Photoshop et le pictorialisme

Je prépare présentement une conférence sur le photographe Ansel Adams. Certains éléments de recherche m’ont fait réaliser à quel point l’histoire est un éternel recommencement, que plus ça change, plus c’est pareil…

Ansel Adams est reconnu pour ses magnifiques paysages dans le parc national de Yosemite et dans le Sierra Nevada. Ses images sont des références et des icônes de la photographie. Moonrise, San Hernandez, New Mexico date de 1942 et l’un de ses tirages fut vendu chez Sotheby’s pour 609,600$ en 2007. Cela vous donne une idée de son impact sur le monde photographique. C’était un maitre de la chambre noire. Il est à l’origine du fameux « zone system » qui permet une maitrise de l’exposition et du contraste encore applicable en numérique.

Ce que l’on doit retenir, c’est qu’il est aussi l’un des fondateurs du groupe f64 dans les années 30, qui fit la promotion de la « photographie pure » et qui s’opposait au pictorialisme, la tendance dominante en photographie depuis la fin du XIXe siècle. Ce courant cherchait à porter la photographie au rang des Beaux-arts. La chose est louable en soi mais il le fait en cherchant à simuler la peinture ou l’eau forte. La manipulation du négatif était une technique très prisée à l’époque. Pour plusieurs, cette distanciation du réel revenait à dénaturer la photographie qui est avant tout la capture de la réalité. Le groupe f64 considérait que la photographie est un médium artistiquement autonome et sûr de lui, qu’il n’a pas besoin de références ou de tutelle pour accéder aux Beaux-arts. La photographie contemporaine a d’ailleurs relevé ce défi.

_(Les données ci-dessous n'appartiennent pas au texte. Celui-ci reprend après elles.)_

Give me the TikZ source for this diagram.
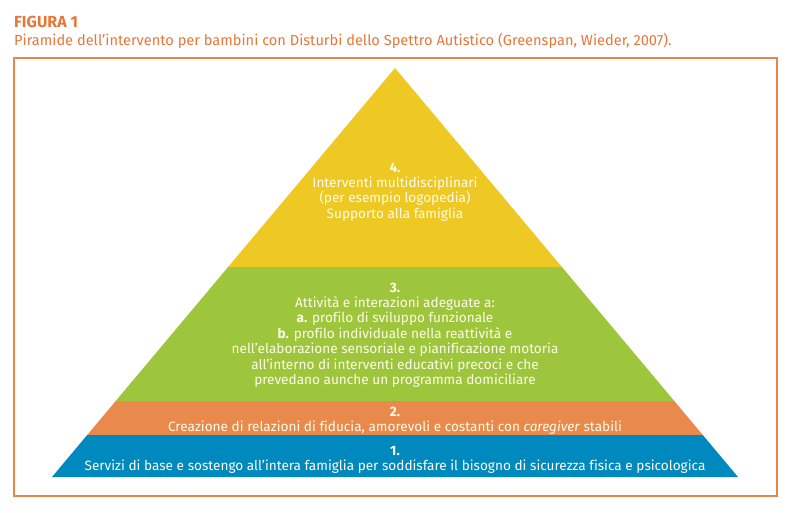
\documentclass[tikz,border=0pt]{standalone}
\usepackage{fontspec}
\setmainfont[Ligatures=CommonOff]{Fira Sans}
\definecolor{ttl}{HTML}{E8763A}
\definecolor{frm}{HTML}{E9844A}
\definecolor{lyel}{HTML}{EEC923}
\definecolor{lgrn}{HTML}{9DC63C}
\definecolor{lorg}{HTML}{E98A4C}
\definecolor{lblu}{HTML}{0089BF}
\definecolor{txt}{HTML}{FFFBEA}
\begin{document}
\begin{tikzpicture}[x=1pt,y=-1pt,
  ltxt/.style={text=txt,align=center,font=\fontsize{13.6}{15.4}\selectfont,inner sep=0pt},
  ttxt/.style={text=ttl,anchor=west,inner sep=0pt}]
\useasboundingbox (0,0) rectangle (800,512);
% frame
\draw[frm,line width=1.2pt] (14,58) rectangle (777,496);
% layers
\fill[lyel] (395,68) -- (228.1,267) -- (561.9,267) -- cycle;
\fill[lgrn] (228.1,267) -- (115.7,401) -- (674.3,401) -- (561.9,267) -- cycle;
\fill[lorg] (115.7,401) -- (87.2,435) -- (702.8,435) -- (674.3,401) -- cycle;
\fill[lblu] (87.2,435) -- (52,477) -- (738,477) -- (702.8,435) -- cycle;
% titles
\node[ttxt,font=\fontsize{16}{16}\selectfont\bfseries] (fig) at (14,22) {FIGURA 1};
\node[ttxt,font=\fontsize{14.6}{16}\selectfont] (sub) at (14,41) {Piramide dell’intervento per bambini con Disturbi dello Spettro Autistico (Greenspan, Wieder, 2007).};
% layer texts
\node[ltxt] (t4) at (395,192) {\textbf{4.}\\Interventi multidisciplinari\\(per esempio logopedia)\\Supporto alla famiglia};
\node[ltxt] (t3) at (395,335) {\textbf{3.}\\Attività e interazioni adeguate a:\\\textbf{a.} profilo di sviluppo funzionale\\\textbf{b.} profilo individuale nella reattività e\\nell’elaborazione sensoriale e pianificazione motoria\\all’interno di interventi educativi precoci e che\\prevedano aunche un programma domiciliare};
\node[ltxt] (t2) at (395,421) {\textbf{2.}\\Creazione di relazioni di fiducia, amorevoli e costanti con \textit{caregiver} stabili};
\node[ltxt] (t1) at (395,460) {\textbf{1.}\\Servizi di base e sostengo all’intera famiglia per soddisfare il bisogno di sicurezza fisica e psicologica};
\end{tikzpicture}
\end{document}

Ce qu’il faut retenir de ce débat, c’est cette distanciation d’avec le réel. Si ce débat s’était passablement atténué au fil du temps, l’imagerie numérique l’a ravivé de façon spectaculaire.

Lors de sa création en 1989, Photoshop s’adressait surtout aux graphistes. Sa complexité en est d’ailleurs le reflet. Avec l’arrivée de la photo numérique, le mariage ressemble à une pub célèbre de Spic & Span. « C’est dans l’eau qu’il prend toute sa force! » On peut faire ce que l’on veut avec Photoshop. Les tenants du groupe f64 sont les premiers à mettre un logiciel de traitement d’image à profit. Ansel Adams lui-même fut un Photoshoper avant l’heure. Optimiser et mettre en forme pour un tirage ou une impression numérique. La question est de savoir : jusqu’où optimiser…

Le monde change, mais il change au point où les pictorialistes sont revenus en force et se vautrent dans les algorithmes jusqu’à plus soif.  On parle désormais de « réalité augmentée ». Le plus bel exemple est le fameux HDR (High Dynamic Range) qui peut vous déboucher des ombres façon Drano. La chose a du bon mais les dérapages sont nombreux et cette fameuse distanciation d’avec la réalité revient au goût du jour. Le domaine du portrait est particulièrement touché. Les paysages qui abondent sur internet n’existent que trop souvent dans le virtuel. Rendez-vous sur place, vous serez déçus…

Photoshop est un outil merveilleux et permet des envolées lyriques en création graphique, en illustration mais pour la photographie en particulier, c’est comme au billard, les meilleurs coups sont souvent le fruit de la subtilité.